─── Source material
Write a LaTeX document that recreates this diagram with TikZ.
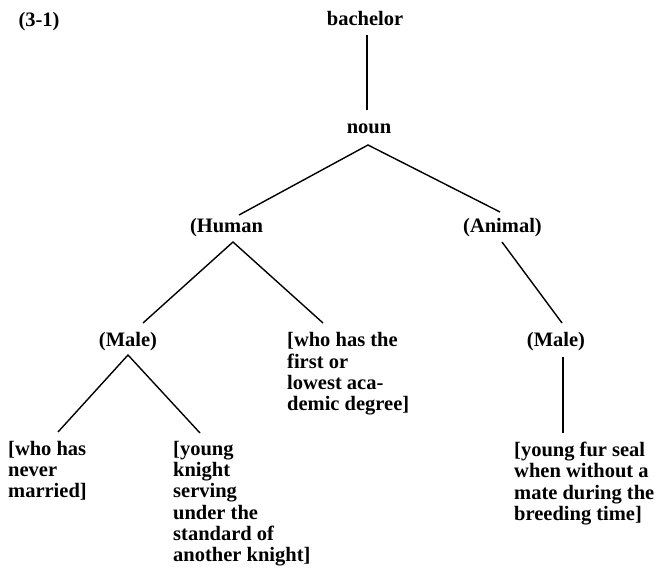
\documentclass[tikz,border=0pt]{standalone}
\usepackage{fontspec}
\setmainfont{Liberation Serif}
\begin{document}
\begin{tikzpicture}[x=1pt,y=-1pt,
  lbl/.style={font=\fontsize{20.5}{21.2}\selectfont\bfseries, inner sep=0pt, anchor=base},
  leaf/.style={lbl, align=left, anchor=north west},
  edge/.style={line width=1.4pt}]
\useasboundingbox (0,0) rectangle (659,570);
\node[lbl] (num) at (39,26) {(3-1)};
\node[lbl] (bach) at (365,25) {bachelor};
\node[lbl] (noun) at (369,133) {noun};
\node[lbl] (hum) at (226.5,232) {(Human};
\node[lbl] (ani) at (502.5,232) {(Animal)};
\node[lbl] (male1) at (128,346) {(Male)};
\node[lbl] (male2) at (556,346) {(Male)};
\node[leaf] (acad) at (287,332.5) {[who has the\\first or\\lowest aca-\\demic degree]};
\node[leaf] (never) at (8,441) {[who has\\never\\married]};
\node[leaf] (knight) at (173,441) {[young\\knight\\serving\\under the\\standard of\\another knight]};
\node[leaf] (seal) at (514,442) {[young fur seal\\when without a\\mate during the\\breeding time]};
% connector end points, named after the nodes they join
\coordinate (bach-s) at (367,35);
\coordinate (noun-n) at (367,110);
\coordinate (noun-s) at (368,145);
\coordinate (hum-n) at (239,215);
\coordinate (ani-n) at (500,212);
\coordinate (hum-s) at (233,242);
\coordinate (male1-n) at (143,323);
\coordinate (acad-n) at (323,323);
\coordinate (ani-s) at (502,242);
\coordinate (male2-n) at (562,323);
\coordinate (male1-s) at (128,355);
\coordinate (never-n) at (58,432);
\coordinate (knight-n) at (200,433);
\coordinate (male2-s) at (563,357);
\coordinate (seal-n) at (563,433);
\draw[edge] (bach-s) -- (noun-n);
\draw[edge] (hum-n) -- (noun-s) -- (ani-n);
\draw[edge] (male1-n) -- (hum-s) -- (acad-n);
\draw[edge] (ani-s) -- (male2-n);
\draw[edge] (never-n) -- (male1-s) -- (knight-n);
\draw[edge] (male2-s) -- (seal-n);
\end{tikzpicture}
\end{document}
──────
Aim of the exercise:
Restate the data above exactly, stripping out each image.

Output for this task:
Write a LaTeX document that recreates this diagram with TikZ.
\documentclass[tikz,border=0pt]{standalone}
\usepackage{fontspec}
\setmainfont{Liberation Serif}
\begin{document}
\begin{tikzpicture}[x=1pt,y=-1pt,
  lbl/.style={font=\fontsize{20.5}{21.2}\selectfont\bfseries, inner sep=0pt, anchor=base},
  leaf/.style={lbl, align=left, anchor=north west},
  edge/.style={line width=1.4pt}]
\useasboundingbox (0,0) rectangle (659,570);
\node[lbl] (num) at (39,26) {(3-1)};
\node[lbl] (bach) at (365,25) {bachelor};
\node[lbl] (noun) at (369,133) {noun};
\node[lbl] (hum) at (226.5,232) {(Human};
\node[lbl] (ani) at (502.5,232) {(Animal)};
\node[lbl] (male1) at (128,346) {(Male)};
\node[lbl] (male2) at (556,346) {(Male)};
\node[leaf] (acad) at (287,332.5) {[who has the\\first or\\lowest aca-\\demic degree]};
\node[leaf] (never) at (8,441) {[who has\\never\\married]};
\node[leaf] (knight) at (173,441) {[young\\knight\\serving\\under the\\standard of\\another knight]};
\node[leaf] (seal) at (514,442) {[young fur seal\\when without a\\mate during the\\breeding time]};
% connector end points, named after the nodes they join
\coordinate (bach-s) at (367,35);
\coordinate (noun-n) at (367,110);
\coordinate (noun-s) at (368,145);
\coordinate (hum-n) at (239,215);
\coordinate (ani-n) at (500,212);
\coordinate (hum-s) at (233,242);
\coordinate (male1-n) at (143,323);
\coordinate (acad-n) at (323,323);
\coordinate (ani-s) at (502,242);
\coordinate (male2-n) at (562,323);
\coordinate (male1-s) at (128,355);
\coordinate (never-n) at (58,432);
\coordinate (knight-n) at (200,433);
\coordinate (male2-s) at (563,357);
\coordinate (seal-n) at (563,433);
\draw[edge] (bach-s) -- (noun-n);
\draw[edge] (hum-n) -- (noun-s) -- (ani-n);
\draw[edge] (male1-n) -- (hum-s) -- (acad-n);
\draw[edge] (ani-s) -- (male2-n);
\draw[edge] (never-n) -- (male1-s) -- (knight-n);
\draw[edge] (male2-s) -- (seal-n);
\end{tikzpicture}
\end{document}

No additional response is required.